Senators express concern over boiler MACT final rule
Posted September 28, 2010,at 12:01 p.m. CST
Forty-one U.S. Senators sent a letter to the U.S. EPA Sept. 28 regarding its proposed so-called Industrial Boiler Maximum Achievable Control Technology (MACT) rule. The Senators, who represent 27 states, requested the EPA to consider jobs and the economy before passing the rule, which would require biomass boilers to meet unreachable emissions standards.
"Biomass power provides nearly half of the nation's renewable energy. It is extremely encouraging that so many U.S. Senators, under the leadership of Sen. [Mary] Landrieu [D-La.] and Sen. [Susan] Collins, [R-Maine] are voicing their concerns about the danger of passing the proposed MACT rule, both to the renewable energy industry and the wider economy," said Bob Cleaves, President and CEO of the Biomass Power Association. "This rule could put thousands of Americans who work at biomass facilities out of jobs, and could possibly threaten the entire industry's existence. We hope the EPA will reconsider its proposed rule."
In the letter, the Senators point to "the significant economic impacts of the proposed rule," particularly for small business. They also express concern over the future of the biomass industry if the rule is passed, stating, "While we support efforts to address serious health threats from air emissions, we also believe that regulations can be crafted in a balanced way that sustains both the environment and jobs." The Senators recommend that the EPA "use a method to set emissions standards that are based on what real-world best performing units actually can achieve."

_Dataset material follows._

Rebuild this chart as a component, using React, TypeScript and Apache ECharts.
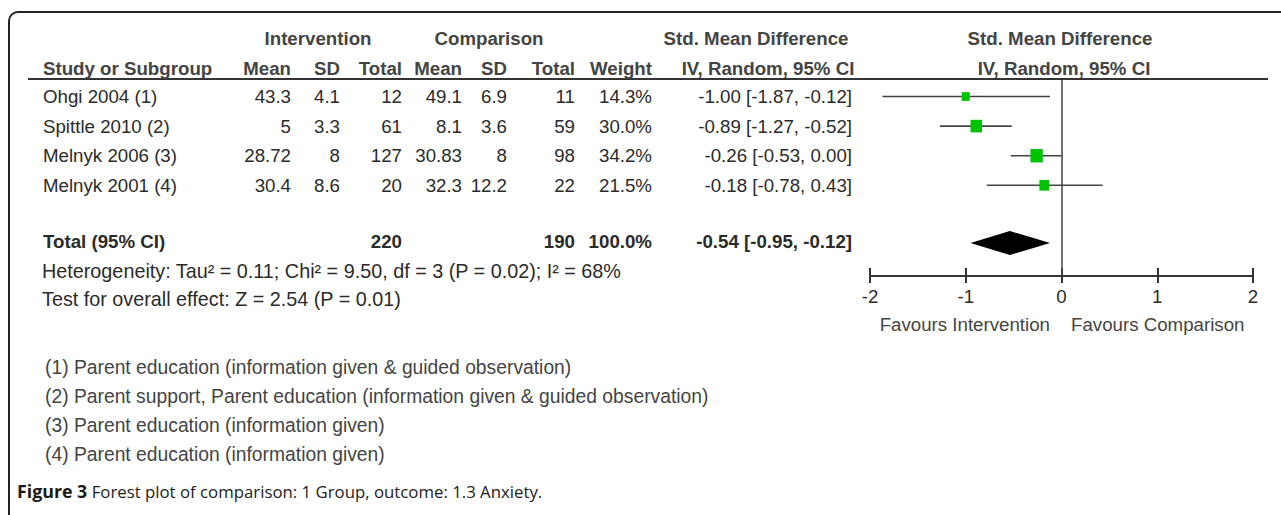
import React, { useEffect, useRef } from "react";
import * as echarts from "echarts";

// ---------- data ----------
const studies = ["Ohgi 2004 (1)", "Spittle 2010 (2)", "Melnyk 2006 (3)", "Melnyk 2001 (4)"];
const intMean = [43.3, 5, 28.72, 30.4];
const intSD = [4.1, 3.3, 8, 8.6];
const intTotal = [12, 61, 127, 20];
const compMean = [49.1, 8.1, 30.83, 32.3];
const compSD = [6.9, 3.6, 8, 12.2];
const compTotal = [11, 59, 98, 22];
const weights = [14.3, 30.0, 34.2, 21.5];
const smd = [-1.0, -0.89, -0.26, -0.18];
const ciLow = [-1.87, -1.27, -0.53, -0.78];
const ciHigh = [-0.12, -0.52, 0.0, 0.43];

const totalLabel = "Total (95% CI)";
const totalInt = 220;
const totalComp = 190;
const totalWeight = 100.0;
const pooled = -0.54;
const pooledLow = -0.95;
const pooledHigh = -0.12;

const xTicks = [-2, -1, 0, 1, 2];
const groupHeaders = ["Intervention", "Comparison"];
const colHeaders = ["Mean", "SD", "Total", "Mean", "SD", "Total", "Weight"];
const heterogeneity = "Heterogeneity: Tau\u00b2 = 0.11; Chi\u00b2 = 9.50, df = 3 (P = 0.02); I\u00b2 = 68%";
const overallEffect = "Test for overall effect: Z = 2.54 (P = 0.01)";
const favours = ["Favours Intervention", "Favours Comparison"];
const footnotes = [
  "(1) Parent education (information given & guided observation)",
  "(2) Parent support, Parent education (information given & guided observation)",
  "(3) Parent education (information given)",
  "(4) Parent education (information given)",
];
const captionBold = "Figure 3";
const captionText = " Forest plot of comparison: 1 Group, outcome: 1.3 Anxiety.";

// ---------- layout ----------
const FONT = '"Liberation Sans", Arial, Helvetica, sans-serif';
const FS = 18.7;
const TEXT = "#2b2b2b";
const HEAD = "#444";
const GRID_TOP = 80;
const AXIS_Y = 276;
const rowOffset = (i: number) => 16.5 + 29.6 * i; // offset from grid top
const TOTAL_OFFSET = 163;
const colRight = [291, 340, 402, 462, 507, 575, 652];

function txt(text: string, x: number, y: number, o: any = {}) {
  return {
    type: "text",
    x,
    y,
    silent: true,
    style: {
      text,
      fontSize: o.fontSize ?? FS,
      fontFamily: o.fontFamily ?? FONT,
      fontWeight: o.bold ? "bold" : "normal",
      fill: o.fill ?? TEXT,
      textAlign: o.align ?? "left",
      textVerticalAlign: "middle",
      ...(o.rich ? { rich: o.rich } : {}),
    },
  };
}

const fmtCI = (e: number, l: number, h: number) =>
  `${e.toFixed(2)} [${l.toFixed(2)}, ${h.toFixed(2)}]`;

function buildGraphics() {
  const g: any[] = [];
  // frame (top + left with rounded corner)
  g.push({
    type: "rect",
    silent: true,
    shape: { x: 9, y: 12, width: 1400, height: 700, r: [9, 0, 0, 0] },
    style: { fill: "none", stroke: "#222", lineWidth: 2 },
  });
  // header rule
  g.push({
    type: "line",
    silent: true,
    shape: { x1: 28, y1: GRID_TOP - 1, x2: 1268, y2: GRID_TOP - 1 },
    style: { stroke: "#333", lineWidth: 2 },
  });
  // header row 1
  g.push(txt(groupHeaders[0], 318, 38, { bold: true, align: "center", fill: HEAD }));
  g.push(txt(groupHeaders[1], 489, 38, { bold: true, align: "center", fill: HEAD }));
  g.push(txt("Std. Mean Difference", 756, 38, { bold: true, align: "center", fill: HEAD }));
  g.push(txt("Std. Mean Difference", 1060, 38, { bold: true, align: "center", fill: HEAD }));
  // header row 2
  g.push(txt("Study or Subgroup", 43, 68, { bold: true, fill: HEAD }));
  colHeaders.forEach((h, i) => g.push(txt(h, colRight[i], 68, { bold: true, align: "right", fill: HEAD })));
  g.push(txt("IV, Random, 95% CI", 768, 68, { bold: true, align: "center", fill: HEAD }));
  g.push(txt("IV, Random, 95% CI", 1064, 68, { bold: true, align: "center", fill: HEAD }));
  // study rows
  studies.forEach((s, i) => {
    const y = GRID_TOP + rowOffset(i);
    const vals = [
      String(intMean[i]),
      String(intSD[i]),
      String(intTotal[i]),
      String(compMean[i]),
      String(compSD[i]),
      String(compTotal[i]),
      weights[i].toFixed(1) + "%",
    ];
    g.push(txt(s, 43, y));
    vals.forEach((v, j) => g.push(txt(v, colRight[j], y, { align: "right" })));
    g.push(txt(fmtCI(smd[i], ciLow[i], ciHigh[i]), 852, y, { align: "right" }));
  });
  // total row
  const ty = 241;
  g.push(txt(totalLabel, 43, ty, { bold: true }));
  g.push(txt(String(totalInt), colRight[2], ty, { bold: true, align: "right" }));
  g.push(txt(String(totalComp), colRight[5], ty, { bold: true, align: "right" }));
  g.push(txt(totalWeight.toFixed(1) + "%", colRight[6], ty, { bold: true, align: "right" }));
  g.push(txt(fmtCI(pooled, pooledLow, pooledHigh), 852, ty, { bold: true, align: "right" }));
  // stats
  g.push(txt(heterogeneity, 42, 271, { fontSize: 19.8 }));
  g.push(txt(overallEffect, 42, 299, { fontSize: 19.8 }));
  // favours
  g.push(txt(favours[0], 1050, 324, { align: "right", fill: HEAD }));
  g.push(txt(favours[1], 1071, 324, { align: "left", fill: HEAD }));
  // footnotes
  footnotes.forEach((f, i) => g.push(txt(f, 45, 367 + 29.3 * i, { fill: HEAD, fontSize: 19.3 })));
  // caption
  g.push(
    txt(`{b|${captionBold}}${captionText}`, 17, 491, {
      fontFamily: '"Open Sans", sans-serif',
      fontSize: 16.8,
      fill: "#222",
      rich: {
        b: { fontFamily: '"Open Sans", sans-serif', fontSize: 17.8, fontWeight: "bold", fill: "#1a1a1a" },
      },
    })
  );
  return g;
}

export default function App() {
  const ref = useRef<HTMLDivElement>(null);
  useEffect(() => {
    if (!ref.current) return;
    const chart = echarts.init(ref.current, null, { renderer: "svg" });

    const studyData = studies.map((_, i) => [smd[i], ciLow[i], ciHigh[i], rowOffset(i), weights[i]]);
    const pooledData = [[pooled, pooledLow, pooledHigh, TOTAL_OFFSET]];

    const axisCommon = {
      type: "value",
      min: xTicks[0],
      max: xTicks[xTicks.length - 1],
      interval: 1,
      position: "bottom",
      splitLine: { show: false },
    };

    chart.setOption({
      animation: false,
      backgroundColor: "#fff",
      grid: { left: 870, right: 28, top: GRID_TOP, bottom: 515 - AXIS_Y, containLabel: false },
      xAxis: [
        {
          ...axisCommon,
          axisLine: { show: true, onZero: false, lineStyle: { color: "#333", width: 2 } },
          axisTick: { show: true, inside: false, length: 7, lineStyle: { color: "#333", width: 2 } },
          axisLabel: { show: true, margin: 11, fontSize: FS, fontFamily: FONT, color: TEXT },
        },
        {
          ...axisCommon,
          offset: 0,
          axisLine: { show: false, onZero: false },
          axisTick: { show: true, inside: true, length: 8, lineStyle: { color: "#333", width: 2 } },
          axisLabel: { show: false },
        },
      ],
      yAxis: { type: "value", min: 0, max: AXIS_Y - GRID_TOP, inverse: true, show: false },
      series: [
        {
          type: "custom",
          clip: false,
          encode: { x: [0, 1, 2], y: 3 },
          data: studyData,
          renderItem: (params: any, api: any) => {
            const y = api.value(3);
            const pe = api.coord([api.value(0), y]);
            const pl = api.coord([api.value(1), y]);
            const ph = api.coord([api.value(2), y]);
            const s = Math.sqrt(api.value(4));
            const w = 2.1 * s;
            const h = 2.3 * s;
            return {
              type: "group",
              children: [
                {
                  type: "line",
                  shape: { x1: pl[0], y1: pl[1], x2: ph[0], y2: ph[1] },
                  style: { stroke: "#444", lineWidth: 1.6 },
                },
                {
                  type: "rect",
                  shape: { x: pe[0] - w / 2, y: pe[1] - h / 2, width: w, height: h },
                  style: { fill: "#00c400" },
                },
              ],
            };
          },
          markLine: {
            silent: true,
            symbol: "none",
            label: { show: false },
            lineStyle: { color: "#444", width: 1.5, type: "solid" },
            data: [{ xAxis: 0 }],
          },
        },
        {
          type: "custom",
          clip: false,
          encode: { x: [0, 1, 2], y: 3 },
          data: pooledData,
          renderItem: (params: any, api: any) => {
            const y = api.value(3);
            const pe = api.coord([api.value(0), y]);
            const pl = api.coord([api.value(1), y]);
            const ph = api.coord([api.value(2), y]);
            return {
              type: "polygon",
              shape: {
                points: [
                  [pl[0], pl[1]],
                  [pe[0], pe[1] - 12],
                  [ph[0], ph[1]],
                  [pe[0], pe[1] + 12],
                ],
              },
              style: { fill: "#000" },
            };
          },
        },
      ],
      graphic: buildGraphics(),
    });
    return () => chart.dispose();
  }, []);
  return (
    <div
      ref={ref}
      style={{ position: "fixed", left: 0, top: 0, width: 1281, height: 515, background: "#fff" }}
    />
  );
}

Biomass power is a $1 billion renewable energy industry with 80 facilities in 20 states and provides over 14,000 jobs nationwide. Biomass utilizes wood waste materials- paper and furniture industry byproducts and forest floor debris, for example-as fuel for clean energy. Power plants are predominately located in rural communities, creating thousands of jobs and producing millions in revenue for small towns. Biomass power is a clean and abundant source of electricity that will allow states to pursue even more aggressive goals for increasing their use of renewable energy in the future.